El carácter, si se me permite, es la fuerza que saca al temperamento de su zona de confort, y es preciso hacer uso de esa fuerza porque, de otro modo, el carácter se transformará –más temprano que tarde– en una repetición fosilizada del temperamento, contra la que ya es muy difícil oponer resistencia. El temperamento viene dado, pero el carácter tiene la última palabra, hasta tal punto que nos permite, al forjarlo, ser dueños de nosotros mismos.

De este modo, un niño que no acepta los dictados de sus padres o de sus maestros corre el riesgo de perder su libertad y convertirse en un esclavo de su pasión dominante. Sólo quien se acostumbra a obedecer –no a cualquiera, sino a quienes debe respetar porque buscan su bien–, podrá ser luego libre y poner su voluntad al servicio de lo verdaderamente valioso.

Sólo quien se acostumbra a obedecer podrá ser luego libre y
poner su voluntad al servicio de lo verdaderamente valioso

Asumir los fracasos

Es preciso fijar objetivos concretos que ayuden a crear hábitos generadores de virtudes, y motivar positivamente a los pequeños para que los cumplan. El establecimiento de normas y su consiguiente cumplimiento no ha de demorarse en el tiempo. A partir de los dos años, de hecho, deberían los niños empezar a familiarizarse con ellas. Cuanto más se retrase este momento tanto más les costará a los hijos someterse luego a la autoridad de sus padres. Conviene incluso abonar el terreno antes, durante el periodo que va de los 12 a los 24 meses, por medio del juego, asignándoles pequeños encargos de acuerdo con sus capacidades. Es frecuente que, llegado este punto, los niños lloren; sin embargo, el llanto no significa necesariamente un malestar real: es una estrategia que, si provoca el efecto deseado, se convierte sencillamente en un recurso de manipulación habitual. ¡Los niños han de aprender cuanto antes quién manda en casa!

Relacionado con lo anterior, aunque ya a partir de los dos años y medio, los niños deben aprender a asumir los fracasos. Decía Charles Dickens que “cada fracaso enseña al hombre algo que necesitaba saber”. En mi opinión, nada hay más importante para la vida de una persona que este aprendizaje, el cual, por lo tanto, debe iniciarse enseguida, en la vida ordinaria: aceptando las reglas del juego cuando se pierde, respetando los horarios, etc.

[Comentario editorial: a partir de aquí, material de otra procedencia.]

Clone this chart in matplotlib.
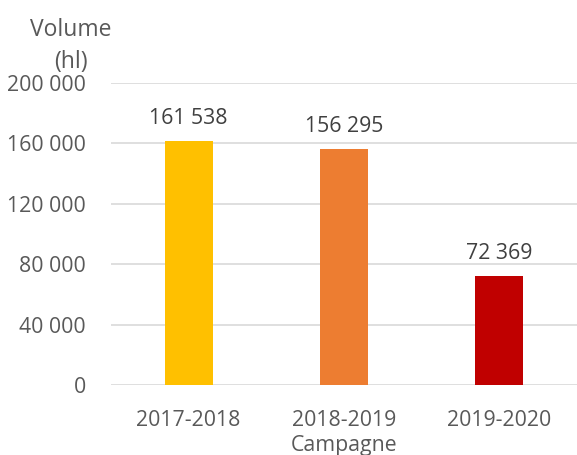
import matplotlib.pyplot as plt
import numpy as np

plt.rcParams['font.family'] = ['Open Sans', 'DejaVu Sans']

campagnes = ['2017-2018', '2018-2019', '2019-2020']
volumes = [161538, 156295, 72369]
couleurs = ['#FFC000', '#ED7D31', '#C00000']
yticks = [0, 40000, 80000, 120000, 160000, 200000]

def fmt(v):
    return '{:,}'.format(v).replace(',', ' ')

txt = '#595959'
fs = 15.3

fig = plt.figure(figsize=(5.77, 4.55), dpi=100)
ax = fig.add_axes([111/577, 70/455, 466/577, 302/455])

x = np.arange(len(campagnes))
bars = ax.bar(x, volumes, width=0.31, color=couleurs, zorder=3)

for xi, v in zip(x, volumes):
    ax.text(xi, v + 8000, fmt(v), ha='center', va='bottom', fontsize=fs, color='#404040')

ax.set_xlim(-0.5, 2.5)
ax.set_ylim(0, 200000)
ax.set_yticks(yticks)
ax.set_yticklabels([fmt(t) for t in yticks], fontsize=fs, color=txt)
ax.set_xticks(x)
ax.set_xticklabels(campagnes, fontsize=fs, color=txt)
ax.tick_params(length=0, pad=18, axis='y')
ax.tick_params(length=0, pad=18, axis='x')
ax.grid(axis='y', color='#D9D9D9', linewidth=1.2, zorder=0)
for s in ['top', 'right', 'left', 'bottom']:
    ax.spines[s].set_visible(False)

ax.set_xlabel('Campagne', fontsize=fs, color=txt, labelpad=3)
fig.text(71/577, 1 - 46/455, 'Volume\n(hl)', ha='center', va='center',
         fontsize=16.5, color=txt, linespacing=1.5)

fig.savefig('out.png', dpi=100)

A partir de los dos años y medio, los niños deben aprender a asumir los fracasos

La importancia de las normas

Tal vez sea preciso, al principio, repetir las normas con frecuencia, aunque siempre de forma clara y sencilla, reiteradas por el padre, la madre y quien se encargue del cuidado del pequeño, y, desde luego, con coherencia. En este sentido, la disparidad de mensajes confunde muy mucho a los niños.

Las normas deben circunscribirse a unos pocos ámbitos: los horarios; el orden; la higiene; el sueño –tres condiciones, además del establecimiento de una hora fija para acostarse, fortalecen notablemente la voluntad del niño: dormir solo, en su cama y con la luz apagada–; las comidas, que son el mayor ámbito de perfeccionamiento volitivo de un niño –comiendo lo que se le pone y en el tiempo establecido–; y, por último, la relación con los demás (saber prestar sus cosas, saludar, dar las gracias). Pueden parecer tal vez actividades un tanto triviales, pero con ellas comienza el cultivo de las virtudes.

La educación de la voluntad repercute en el niño muy positivamente. Enormes beneficios, y tan solo dos grandes adversarios: el primero, pensar que los buenos padres son quienes consienten a sus hijos (cuando en realidad les perjudican); el segundo, considerar que la autoridad ha de ejercerse puntualmente, de manera extraordinaria (cuando en realidad es la vía ordinaria de la educación).

Ejercer la autoridad –la autoridad, no el autoritarismo– es un maravilloso deber, costoso pero eficaz, y la prueba irrefutable del amor que los padres sienten hacia sus hijos.

Miguel Ángel García Mercado es catedrático de Filosofía y orientador familiar.